— Чорт с ними, — сказал он отрывисто, — я лучше домой пойду!..
— А ты лучше с нами пойди, — уговаривал Митька. — Все равно не спрятаться тебе! Иди, — может, и ты погуляешь. Может, угостят… Так иху…
Он не докончил ругательства и спять засмеялся.
— Бык ты! Буде упираться! Идем, угощу! — пригласил он его прямо и по-своему великодушно, бесцеремонно взял под руку своего бывшего хозяина и повел через мост.
— Эка гудуть! — сказал Макарьев, качая головой. — Мертвых разбудят.
Пирование действительно шло на поляне между Голодным Концом и церковью, и почетные покойники, лежавшие у церкви, могли бы при желании привстать и попросить стаканчик прямо из могилы. Шуму было много. Тренькали балалайки, визжали самодельные скрипки, со смычками из якутского конского белого волоса, даже ухал тяжелый шаманский бубен. Нехватало только церковного колокола.

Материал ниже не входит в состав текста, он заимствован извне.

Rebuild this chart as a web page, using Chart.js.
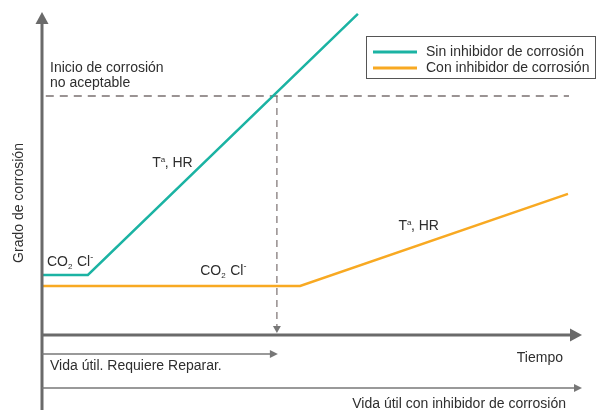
<!DOCTYPE html>
<html>
<head>
<meta charset="utf-8">
<script src="https://cdn.jsdelivr.net/npm/chart.js@4.4.1/dist/chart.umd.min.js"></script>
<style>
  html, body { margin: 0; padding: 0; background: #fff; }
  #wrap { width: 598px; height: 413px; }
</style>
</head>
<body>
<div id="wrap"><canvas id="corrosionChart"></canvas></div>
<script>
// conceptual chart, units are arbitrary (0-100 on both axes)
const seriesNames = ['Sin inhibidor de corrosión', 'Con inhibidor de corrosión'];
const tiempoSin = [0, 8.5, 58.5];
const gradoSin = [18.6, 18.6, 99.4];
const tiempoCon = [0, 47.8, 97.4];
const gradoCon = [15.2, 15.2, 43.7];
const umbral = 74;        // inicio de corrosión no aceptable
const tiempoFalla = 43.5; // vida útil sin inhibidor

const teal = '#1bb3a3';
const orange = '#f8a922';
const axisGray = '#6a6a6a';
const textColor = '#2e2e2e';
const font = '"Liberation Sans", Arial, sans-serif';
const fs = 14;

const toPoints = (xs, ys) => xs.map((x, i) => ({ x: x, y: ys[i] }));

const ctx = document.getElementById('corrosionChart');

const annotations = {
  id: 'annotations',
  afterDatasetsDraw(chart) {
    const c = chart.ctx;
    const area = chart.chartArea;
    const xs = chart.scales.x;
    const ys = chart.scales.y;
    const xFalla = xs.getPixelForValue(tiempoFalla);

    c.save();
    // axes
    c.strokeStyle = axisGray;
    c.fillStyle = axisGray;
    c.lineWidth = 3;
    c.beginPath();
    c.moveTo(area.left, area.top + 8);
    c.lineTo(area.left, area.bottom + 75);
    c.moveTo(area.left, area.bottom);
    c.lineTo(area.right - 8, area.bottom);
    c.stroke();
    // y arrow head
    c.beginPath();
    c.moveTo(area.left, area.top);
    c.lineTo(area.left - 6.5, area.top + 12);
    c.lineTo(area.left + 6.5, area.top + 12);
    c.closePath();
    c.fill();
    // x arrow head
    c.beginPath();
    c.moveTo(area.right, area.bottom);
    c.lineTo(area.right - 12, area.bottom - 6.5);
    c.lineTo(area.right - 12, area.bottom + 6.5);
    c.closePath();
    c.fill();

    // lifetime arrows below the axis
    c.lineWidth = 1.5;
    c.strokeStyle = '#777';
    c.fillStyle = '#777';
    const lifeArrow = (y, xEnd) => {
      c.beginPath();
      c.moveTo(area.left, y);
      c.lineTo(xEnd - 6, y);
      c.stroke();
      c.beginPath();
      c.moveTo(xEnd, y);
      c.lineTo(xEnd - 8, y - 4);
      c.lineTo(xEnd - 8, y + 4);
      c.closePath();
      c.fill();
    };
    lifeArrow(area.bottom + 19, xFalla + 1);
    lifeArrow(area.bottom + 53, area.right);

    // arrow head on the dashed vertical
    c.beginPath();
    c.moveTo(xFalla, area.bottom - 2);
    c.lineTo(xFalla - 4, area.bottom - 9);
    c.lineTo(xFalla + 4, area.bottom - 9);
    c.closePath();
    c.fill();

    // texts
    c.fillStyle = textColor;
    c.textBaseline = 'alphabetic';
    c.font = fs + 'px ' + font;
    c.textAlign = 'left';
    c.fillText('Inicio de corrosión', area.left + 8, 72);
    c.fillText('no aceptable', area.left + 8, 87);
    c.fillText('Vida útil. Requiere Reparar.', area.left + 8, area.bottom + 35);
    c.textAlign = 'right';
    c.fillText('Tiempo', area.right - 19, area.bottom + 27);
    c.fillText('Vida útil con inhibidor de corrosión', area.right - 16, area.bottom + 73);

    const tHR = (x, y) => {
      c.textAlign = 'left';
      c.font = fs + 'px ' + font;
      c.fillText('T', x, y);
      const w = c.measureText('T').width;
      c.font = '8px ' + font;
      c.fillText('a', x + w, y - 5);
      c.font = fs + 'px ' + font;
      c.fillText(', HR', x + w + 4, y);
    };
    tHR(xs.getPixelForValue(20.4), ys.getPixelForValue(52));
    tHR(xs.getPixelForValue(66), ys.getPixelForValue(32.5));

    const co2 = (x, y) => {
      c.textAlign = 'left';
      c.font = fs + 'px ' + font;
      c.fillText('CO', x, y);
      let w = c.measureText('CO').width;
      c.font = '8px ' + font;
      c.fillText('2', x + w, y + 3);
      w += 9;
      c.font = fs + 'px ' + font;
      c.fillText('Cl', x + w, y);
      w += c.measureText('Cl').width;
      c.font = '9px ' + font;
      c.fillText('-', x + w, y - 6);
    };
    co2(area.left + 5, ys.getPixelForValue(21.5));
    co2(xs.getPixelForValue(29.3), ys.getPixelForValue(18.5));

    // y title
    c.save();
    c.translate(23, 203);
    c.rotate(-Math.PI / 2);
    c.textAlign = 'center';
    c.font = fs + 'px ' + font;
    c.fillText('Grado de corrosión', 0, 0);
    c.restore();

    // legend
    const lx = 366, ly = 36, lw = 229, lh = 42;
    c.strokeStyle = '#555';
    c.lineWidth = 1;
    c.strokeRect(lx + 0.5, ly + 0.5, lw, lh);
    chart.data.datasets.slice(0, 2).forEach((ds, i) => {
      const yy = ly + 15 + i * 16;
      c.strokeStyle = ds.borderColor;
      c.lineWidth = 3;
      c.beginPath();
      c.moveTo(lx + 7, yy + 1);
      c.lineTo(lx + 51, yy + 1);
      c.stroke();
      c.fillStyle = textColor;
      c.font = fs + 'px ' + font;
      c.textAlign = 'left';
      c.fillText(ds.label, lx + 60, yy + 5);
    });
    c.restore();
  }
};

new Chart(ctx, {
  type: 'line',
  data: {
    datasets: [{
      label: seriesNames[0],
      data: toPoints(tiempoSin, gradoSin),
      borderColor: teal,
      borderWidth: 2.5,
      pointRadius: 0,
      fill: false,
      order: 1
    }, {
      label: seriesNames[1],
      data: toPoints(tiempoCon, gradoCon),
      borderColor: orange,
      borderWidth: 2.5,
      pointRadius: 0,
      fill: false,
      order: 2
    }, {
      label: 'umbral',
      data: [{ x: 0.7, y: umbral }, { x: 97.6, y: umbral }],
      borderColor: '#7a7070',
      borderWidth: 1.5,
      borderDash: [8, 6],
      pointRadius: 0,
      fill: false,
      order: 3
    }, {
      label: 'falla',
      data: [{ x: tiempoFalla, y: umbral }, { x: tiempoFalla, y: 2 }],
      borderColor: '#7a7070',
      borderWidth: 1.2,
      borderDash: [7, 5],
      pointRadius: 0,
      fill: false,
      order: 3
    }]
  },
  options: {
    responsive: true,
    maintainAspectRatio: false,
    animation: false,
    layout: { padding: { left: 42, right: 16, top: 12, bottom: 78 } },
    scales: {
      x: { type: 'linear', min: 0, max: 100, display: false },
      y: { min: 0, max: 100, display: false }
    },
    plugins: {
      legend: { display: false },
      tooltip: { enabled: false }
    },
    elements: { line: { tension: 0 } },
    clip: false
  },
  plugins: [annotations]
});
</script>
</body>
</html>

Бубен притащили от старого Савки Хумулана, якута, которого протоиерей Краснов выселил из Олбута в город по подозрению в шаманстве. Олбутские якуты выли, провожая шамана. Он был их собственный поселковый шаман. Когда-то безродный сирота, о чем говорило его прозвище Хумулан — «иждивенец», — он постепенно занял положение советчика, знахаря, врача.
— Зачем забираешь наше счастье, — укоряли попа якуты, — мало тебе своего?
Они предложили ему выкуп за Савку, припрягли к его санкам двух молодых коньков, жеребца и кобылку. Поп коней взял, даже благословил (плодиться будут) и по обычаю оставил их тут же на Олбуте у старосты в стаде. А Савку все же взял с собой.
Савка ничего не сказал, остался в городе, выписал жену и детей и, разумеется, бубен и шаманский калган и рогато-оленную шапку, и стал продолжать свою практику. Он словно повысился в чине и значения. Из шамана поселкового стал кудесником общеулусным, даже общеколымским.